§ **Exercise brief**: Restate every entry word for word.

§ **Entries shown**:
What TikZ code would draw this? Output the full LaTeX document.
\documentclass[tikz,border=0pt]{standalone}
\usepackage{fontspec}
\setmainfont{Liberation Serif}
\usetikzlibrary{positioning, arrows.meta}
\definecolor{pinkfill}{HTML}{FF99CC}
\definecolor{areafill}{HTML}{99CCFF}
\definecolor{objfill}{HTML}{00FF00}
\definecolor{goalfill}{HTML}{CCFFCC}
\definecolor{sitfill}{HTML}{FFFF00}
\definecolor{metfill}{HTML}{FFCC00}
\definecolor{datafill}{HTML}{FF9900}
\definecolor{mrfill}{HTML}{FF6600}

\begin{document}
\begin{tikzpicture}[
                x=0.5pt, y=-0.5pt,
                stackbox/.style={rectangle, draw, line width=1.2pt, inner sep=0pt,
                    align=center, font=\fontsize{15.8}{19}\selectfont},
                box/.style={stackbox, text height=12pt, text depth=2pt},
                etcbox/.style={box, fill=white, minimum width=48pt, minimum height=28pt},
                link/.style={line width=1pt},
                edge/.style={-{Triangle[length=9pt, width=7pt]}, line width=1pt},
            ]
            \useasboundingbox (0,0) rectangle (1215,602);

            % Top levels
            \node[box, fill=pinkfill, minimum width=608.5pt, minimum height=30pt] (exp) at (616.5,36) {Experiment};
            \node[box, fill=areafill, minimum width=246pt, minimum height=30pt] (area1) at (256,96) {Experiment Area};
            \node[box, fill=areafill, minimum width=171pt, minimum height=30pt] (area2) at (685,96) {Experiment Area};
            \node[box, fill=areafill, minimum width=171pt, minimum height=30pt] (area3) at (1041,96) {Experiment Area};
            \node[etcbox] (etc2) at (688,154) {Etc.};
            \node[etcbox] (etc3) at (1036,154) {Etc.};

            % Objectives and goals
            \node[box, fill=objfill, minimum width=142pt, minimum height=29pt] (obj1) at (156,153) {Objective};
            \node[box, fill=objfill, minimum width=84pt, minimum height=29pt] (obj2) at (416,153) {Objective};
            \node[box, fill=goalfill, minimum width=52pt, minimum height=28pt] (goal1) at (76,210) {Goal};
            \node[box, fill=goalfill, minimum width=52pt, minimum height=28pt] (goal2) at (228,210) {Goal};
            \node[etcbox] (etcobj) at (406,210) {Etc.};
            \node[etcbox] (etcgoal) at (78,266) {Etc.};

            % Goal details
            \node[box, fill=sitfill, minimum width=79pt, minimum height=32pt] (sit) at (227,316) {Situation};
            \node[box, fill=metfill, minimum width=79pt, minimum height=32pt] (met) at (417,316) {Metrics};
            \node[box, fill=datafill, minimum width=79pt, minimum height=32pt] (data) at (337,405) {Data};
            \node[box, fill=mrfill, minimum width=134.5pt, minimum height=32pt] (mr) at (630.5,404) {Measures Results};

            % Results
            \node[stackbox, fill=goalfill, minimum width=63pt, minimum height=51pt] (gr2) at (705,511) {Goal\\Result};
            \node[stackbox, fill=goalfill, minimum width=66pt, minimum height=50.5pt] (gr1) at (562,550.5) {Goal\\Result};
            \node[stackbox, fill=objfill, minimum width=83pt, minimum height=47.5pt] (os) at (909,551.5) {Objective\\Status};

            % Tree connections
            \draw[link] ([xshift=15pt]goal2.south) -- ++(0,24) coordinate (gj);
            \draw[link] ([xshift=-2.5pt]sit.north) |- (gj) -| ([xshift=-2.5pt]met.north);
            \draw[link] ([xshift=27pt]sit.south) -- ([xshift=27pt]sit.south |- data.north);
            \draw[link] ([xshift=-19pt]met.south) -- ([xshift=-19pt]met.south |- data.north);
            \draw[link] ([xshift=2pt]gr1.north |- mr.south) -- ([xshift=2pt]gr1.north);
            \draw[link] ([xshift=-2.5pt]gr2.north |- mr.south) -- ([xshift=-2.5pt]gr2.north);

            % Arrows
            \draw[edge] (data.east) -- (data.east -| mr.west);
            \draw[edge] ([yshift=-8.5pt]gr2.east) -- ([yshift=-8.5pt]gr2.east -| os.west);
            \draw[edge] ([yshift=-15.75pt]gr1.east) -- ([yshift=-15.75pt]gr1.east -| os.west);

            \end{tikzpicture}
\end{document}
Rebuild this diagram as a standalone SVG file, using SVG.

§ **Expected answer**:
What TikZ code would draw this? Output the full LaTeX document.
\documentclass[tikz,border=0pt]{standalone}
\usepackage{fontspec}
\setmainfont{Liberation Serif}
\usetikzlibrary{positioning, arrows.meta}
\definecolor{pinkfill}{HTML}{FF99CC}
\definecolor{areafill}{HTML}{99CCFF}
\definecolor{objfill}{HTML}{00FF00}
\definecolor{goalfill}{HTML}{CCFFCC}
\definecolor{sitfill}{HTML}{FFFF00}
\definecolor{metfill}{HTML}{FFCC00}
\definecolor{datafill}{HTML}{FF9900}
\definecolor{mrfill}{HTML}{FF6600}

\begin{document}
\begin{tikzpicture}[
                x=0.5pt, y=-0.5pt,
                stackbox/.style={rectangle, draw, line width=1.2pt, inner sep=0pt,
                    align=center, font=\fontsize{15.8}{19}\selectfont},
                box/.style={stackbox, text height=12pt, text depth=2pt},
                etcbox/.style={box, fill=white, minimum width=48pt, minimum height=28pt},
                link/.style={line width=1pt},
                edge/.style={-{Triangle[length=9pt, width=7pt]}, line width=1pt},
            ]
            \useasboundingbox (0,0) rectangle (1215,602);

            % Top levels
            \node[box, fill=pinkfill, minimum width=608.5pt, minimum height=30pt] (exp) at (616.5,36) {Experiment};
            \node[box, fill=areafill, minimum width=246pt, minimum height=30pt] (area1) at (256,96) {Experiment Area};
            \node[box, fill=areafill, minimum width=171pt, minimum height=30pt] (area2) at (685,96) {Experiment Area};
            \node[box, fill=areafill, minimum width=171pt, minimum height=30pt] (area3) at (1041,96) {Experiment Area};
            \node[etcbox] (etc2) at (688,154) {Etc.};
            \node[etcbox] (etc3) at (1036,154) {Etc.};

            % Objectives and goals
            \node[box, fill=objfill, minimum width=142pt, minimum height=29pt] (obj1) at (156,153) {Objective};
            \node[box, fill=objfill, minimum width=84pt, minimum height=29pt] (obj2) at (416,153) {Objective};
            \node[box, fill=goalfill, minimum width=52pt, minimum height=28pt] (goal1) at (76,210) {Goal};
            \node[box, fill=goalfill, minimum width=52pt, minimum height=28pt] (goal2) at (228,210) {Goal};
            \node[etcbox] (etcobj) at (406,210) {Etc.};
            \node[etcbox] (etcgoal) at (78,266) {Etc.};

            % Goal details
            \node[box, fill=sitfill, minimum width=79pt, minimum height=32pt] (sit) at (227,316) {Situation};
            \node[box, fill=metfill, minimum width=79pt, minimum height=32pt] (met) at (417,316) {Metrics};
            \node[box, fill=datafill, minimum width=79pt, minimum height=32pt] (data) at (337,405) {Data};
            \node[box, fill=mrfill, minimum width=134.5pt, minimum height=32pt] (mr) at (630.5,404) {Measures Results};

            % Results
            \node[stackbox, fill=goalfill, minimum width=63pt, minimum height=51pt] (gr2) at (705,511) {Goal\\Result};
            \node[stackbox, fill=goalfill, minimum width=66pt, minimum height=50.5pt] (gr1) at (562,550.5) {Goal\\Result};
            \node[stackbox, fill=objfill, minimum width=83pt, minimum height=47.5pt] (os) at (909,551.5) {Objective\\Status};

            % Tree connections
            \draw[link] ([xshift=15pt]goal2.south) -- ++(0,24) coordinate (gj);
            \draw[link] ([xshift=-2.5pt]sit.north) |- (gj) -| ([xshift=-2.5pt]met.north);
            \draw[link] ([xshift=27pt]sit.south) -- ([xshift=27pt]sit.south |- data.north);
            \draw[link] ([xshift=-19pt]met.south) -- ([xshift=-19pt]met.south |- data.north);
            \draw[link] ([xshift=2pt]gr1.north |- mr.south) -- ([xshift=2pt]gr1.north);
            \draw[link] ([xshift=-2.5pt]gr2.north |- mr.south) -- ([xshift=-2.5pt]gr2.north);

            % Arrows
            \draw[edge] (data.east) -- (data.east -| mr.west);
            \draw[edge] ([yshift=-8.5pt]gr2.east) -- ([yshift=-8.5pt]gr2.east -| os.west);
            \draw[edge] ([yshift=-15.75pt]gr1.east) -- ([yshift=-15.75pt]gr1.east -| os.west);

            \end{tikzpicture}
\end{document}
Rebuild this diagram as a standalone SVG file, using SVG.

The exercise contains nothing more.